Prohibition
Am Mittwoch ist Silvester, seit vielen Jahren eines, das ich zu Hause mit Freunden verbringen werde. Zunächst hätte ich bei einer Band spielen können, die für eine Prohibitionsparty gebucht war, doch dann verlangte man von mir, dass ich als einzige Frau in der Band zusammen mit dem Wirt und Veranstalter den Gästen die Tanzschritte zum Charleston beibringen sollte. Tanzen kann ich nicht, dazu bin ich zu ungelenk. Einen Klassiker der Charlestonzeit wie Glad Rag Doll oder einen Stomp wie Black Bottom spielen macht mir Spaß, Clownspielen nicht. Nun bin ich mangels Willen zur Vielseitigkeit ohne Gig.

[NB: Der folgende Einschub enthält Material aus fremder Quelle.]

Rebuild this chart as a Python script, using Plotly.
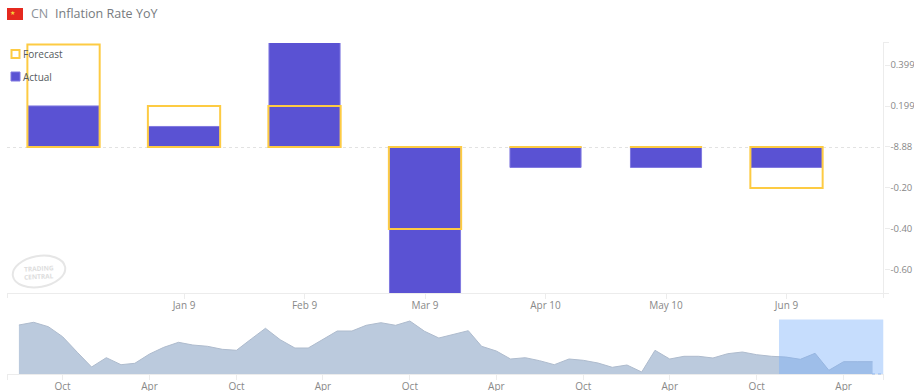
import math
import pandas as pd
import plotly.graph_objects as go

W, H = 914, 391

months = ["Dec 9", "Jan 9", "Feb 9", "Mar 9", "Apr 10", "May 10", "Jun 9"]
forecast = [0.5, 0.2, 0.2, -0.4, 0.0, 0.0, -0.2]
actual = [0.2, 0.1, 0.7, -0.8, -0.1, -0.1, -0.1]

y_tick_vals = [0.399, 0.199, 0, -0.2, -0.4, -0.6]
y_tick_text = ["0.399", "0.199", "-8.88", "-0.20", "-0.40", "-0.60"]
overview_start = "2019-07-01"
overview_values = [49.0, 51.7, 47.3, 37.3, 21.7, 7.0, 16.3, 9.3, 10.7, 20.0,
                   26.7, 31.7, 29.0, 27.7, 24.7, 23.7, 35.0, 45.7, 34.3, 26.0,
                   26.0, 34.7, 43.0, 43.0, 48.7, 51.3, 48.7, 53.0, 42.7, 36.0,
                   39.3, 43.3, 27.7, 23.0, 15.0, 16.3, 13.3, 9.3, 15.0, 13.7,
                   11.0, 6.7, 9.0, 2.0, 23.7, 15.0, 17.7, 17.7, 16.0, 20.3,
                   22.0, 19.3, 17.7, 17.0, 14.7, 20.7, 3.7, 12.3, 12.3, 12.3]
overview_dates = pd.date_range(overview_start, periods=len(overview_values), freq="MS")


def px_x(p):
    return p / W


def px_y(p):
    return 1 - p / H


AXIS = "#ececec"
TICK = "#888888"
font = "Open Sans, sans-serif"

fig = go.Figure()
fig.add_trace(go.Bar(x=months, y=actual, width=0.59, marker=dict(color="#5a52d3", line=dict(color="#8079e0", width=1)),
                     xaxis="x", yaxis="y", hoverinfo="x+y", name="Actual", showlegend=False))
fig.add_trace(go.Bar(x=months, y=forecast, width=0.6, marker=dict(color="rgba(0,0,0,0)", line=dict(color="#fdcb43", width=2)),
                     xaxis="x", yaxis="y", hoverinfo="x+y", name="Forecast", showlegend=False))
fig.add_trace(go.Scatter(x=overview_dates, y=overview_values, mode="lines", fill="tozeroy", fillcolor="#bbcadd",
                         line=dict(color="#aebbcd", width=1), xaxis="x2", yaxis="y2", showlegend=False))


def line(x0, y0, x1, y1, color=AXIS, width=1, dash="solid", layer="below"):
    return dict(type="line", xref="paper", yref="paper", x0=px_x(x0), x1=px_x(x1), y0=px_y(y0), y1=px_y(y1),
                line=dict(color=color, width=width, dash=dash), layer=layer)


def rect(x0, y0, x1, y1, fill, lc=None, lw=0, layer="above"):
    return dict(type="rect", xref="paper", yref="paper", x0=px_x(x0), x1=px_x(x1), y0=px_y(y0), y1=px_y(y1),
                fillcolor=fill, line=dict(color=lc or fill, width=lw), layer=layer)


def tilted_ellipse(cx, cy, rx, ry, deg):
    a = math.radians(deg)
    k = 0.5523

    def pt(u, v):
        x = cx + u * rx * math.cos(a) - v * ry * math.sin(a)
        y = cy + u * rx * math.sin(a) + v * ry * math.cos(a)
        return f"{px_x(x):.5f},{px_y(y):.5f}"

    return (f"M {pt(1, 0)} C {pt(1, k)} {pt(k, 1)} {pt(0, 1)} C {pt(-k, 1)} {pt(-1, k)} {pt(-1, 0)} "
            f"C {pt(-1, -k)} {pt(-k, -1)} {pt(0, -1)} C {pt(k, -1)} {pt(1, -k)} {pt(1, 0)} Z")


shapes = [
    line(7, 293.5, 889, 293.5), line(883.5, 42, 883.5, 293), line(883, 42.5, 889, 42.5),
    line(7.5, 293, 7.5, 298), line(883.5, 293, 883.5, 298),
    line(7, 147.5, 883, 147.5, color="#e2e2e2", dash="dot"),
    line(7, 374.5, 883, 374.5), line(7.5, 374, 7.5, 380), line(883.5, 374, 883.5, 380),
    line(872, 374, 883, 374, color="#9dbce8", dash="dot", layer="above"),
    # legend swatches
    rect(11.5, 50, 19.5, 58, "rgba(255,255,255,0)", "#fdcb43", 2),
    rect(11, 72, 20, 81, "#5a52d3", "#8079e0", 1),
    # flag
    rect(7, 8, 23, 20, "#e5291f"),
    # logo
    dict(type="path", xref="paper", yref="paper", path=tilted_ellipse(39, 271.5, 26.5, 15.5, -10),
         line=dict(color="#e6e6e6", width=2), layer="below"),
    # navigator selection
    dict(type="rect", xref="x2", yref="paper", x0="2023-11-17", x1="2024-06-24", y0=px_y(374), y1=px_y(319.5),
         fillcolor="rgba(120,175,250,0.42)", line=dict(width=0), layer="above"),
]


def text(x, y, s, size, color, anchor="left", angle=0):
    return dict(xref="paper", yref="paper", x=px_x(x), y=px_y(y), text=s, showarrow=False, xanchor=anchor,
                yanchor="middle", textangle=angle, font=dict(family=font, size=size, color=color))


annotations = [
    text(29, 14, "CN", 12.5, "#8d9299"),
    text(53, 14, "Inflation Rate YoY", 12.5, "#777b80"),
    text(21, 54, "Forecast", 10, "#555a60"),
    text(21, 77, "Actual", 10, "#555a60"),
    text(12, 13, "★", 6, "#f5d33a", "center"),
    text(39, 268, "<b>TRADING</b>", 6.5, "#dddddd", "center", -3),
    text(39, 276, "<b>CENTRAL</b>", 6.5, "#dddddd", "center", -3),
]

fig.update_layout(
    width=W, height=H, margin=dict(l=0, r=0, t=0, b=0, autoexpand=False), paper_bgcolor="white", plot_bgcolor="white",
    barmode="overlay", showlegend=False, shapes=shapes, annotations=annotations,
    font=dict(family=font, size=10, color=TICK),
    xaxis=dict(domain=[px_x(7.5), px_x(883.5)], range=[-0.465, 6.805], type="category",
               categoryorder="array", categoryarray=months, anchor="y", showgrid=False, zeroline=False, showline=False,
               tickvals=months[1:], ticks="outside", ticklen=5, tickcolor=AXIS, ticklabelstandoff=-2,
               tickfont=dict(size=10, color=TICK)),
    yaxis=dict(domain=[px_y(293), px_y(43)], range=[-0.7122, 0.507], side="right", anchor="x", showgrid=False,
               zeroline=False, showline=False, tickvals=y_tick_vals, ticktext=y_tick_text, ticks="outside",
               ticklen=5, tickcolor=AXIS, ticklabelstandoff=-1, tickfont=dict(size=9.5, color=TICK)),
    xaxis2=dict(domain=[px_x(7.5), px_x(883.5)], range=["2019-06-07", "2024-06-24"], type="date", anchor="y2",
                dtick="M6", tick0="2019-10-01", tickformat="%b", showgrid=False, zeroline=False, showline=False,
                ticks="outside", ticklen=5, tickcolor=AXIS, ticklabelstandoff=-2, tickfont=dict(size=10, color=TICK)),
    yaxis2=dict(domain=[px_y(374), px_y(319.5)], range=[0, 54.5], anchor="x2", visible=False),
)
fig.write_html("out.html", config=dict(displayModeBar=False),
               post_script="document.body.style.margin='0';document.body.style.overflow='hidden';")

Das macht mich schon nachdenklich. Könnte ich mich nicht besser dem Markt anpassen? War mein Verhalten kapriziös? Sind Prohibitionspartys nicht genau das, was in Zeiten wirtschaftlicher Unsicherheit gefragt ist? Wenn ich nun nicht nur Saxophonistin wäre, sondern gleichzeitig auch als Eintänzerin gebucht werden könnte?
Das Alkoholverbot in der Prohibitionszeit sollte die Kosten für Gefängnisse und Armenhäuser reduzieren helfen. Frei nach der Logik: Wer nicht trinkt, der begeht auch keine Verbrechen und liegt der Allgemeinheit nicht durch Daueraufenthalte in staatlich finzanzierten Bleiben auf der Tasche. Die Bürger sollten sich klaren Kopfes gottgefällig dem Wirtschaftswachstum widmen. Wem das zu trocken war, der konnte heimlich feiern, wie so unvergesslich in Billy Wilders „Some like it hot“ in der Szene im Hinterzimmer des Beerdigungsinstitutes „Mozarella“ gezeigt wird.
Jetzt scheint es eher so zu sein, dass man sich vor dem Beginn der schlechteren Zeiten noch einmal dem nostalgischen Augenblick des rauschhaften Feierns hingeben möchte, dabei einer Zeit huldigend, in der ein Fest noch kein geglättetes Event war. Davon abgesehen feiert ein Londoner Restaurant schon seit Jahren Silvester im Stil der Prohibitionszeit, Hochprozentiges gibt es in Tassen, das Publikum kleidet sich mehr oder weniger stilecht. Auch in Dresden bedient man sich des historischen Mottos, leider in der Umsetzung nicht wie im legendären New Yorker Cotton Club der 20er Jahre, mit großer Band und Tänzerinnen, sondern mit einem Grammophon-DJ.
Wer weiß, was kommt? Selbst große Banken schaffen es nicht, sich selbst vor der Pleite zu retten, wie soll ich das hinbekommen? Ohne Silvestergage durch den Januar kommen? Die fransig hängenden Flapperkleider gibt es in jedem Faschingskatalog, der Trend ist schon fast eine Massenbewegung. Wie kann ich noch auf den Zug aufspringen?
Vielleicht wird es ja auch nicht so schlimm. Anders als 1929 ist man ja Milton Freemans Rat gefolgt und hat den Markt mit frischem Geld versorgt, damit es nicht zu einer Depression wie in den 30er Jahren kommt. Vielleicht gibt es ja bald wirklich für jeden einen Konsumgutschein. Ich würde den dann in einen Charleston-Kurs investieren. Oder in Tanzschuhe, falls der Gutschein nicht direkt in Bildung eingetauscht werden darf. Da wird ja eher gespart. Auch hat mir ein wohlmeinender Kollege ein Formular gemailt, auf dem ich meinen Anteil an den 500.000.000 Euro vom Bundesfinanzminister anfordern kann. Das sind um die 6.000 Euro. Mit denen werde ich eine Agentur für Prohibitionsfeiern gründen.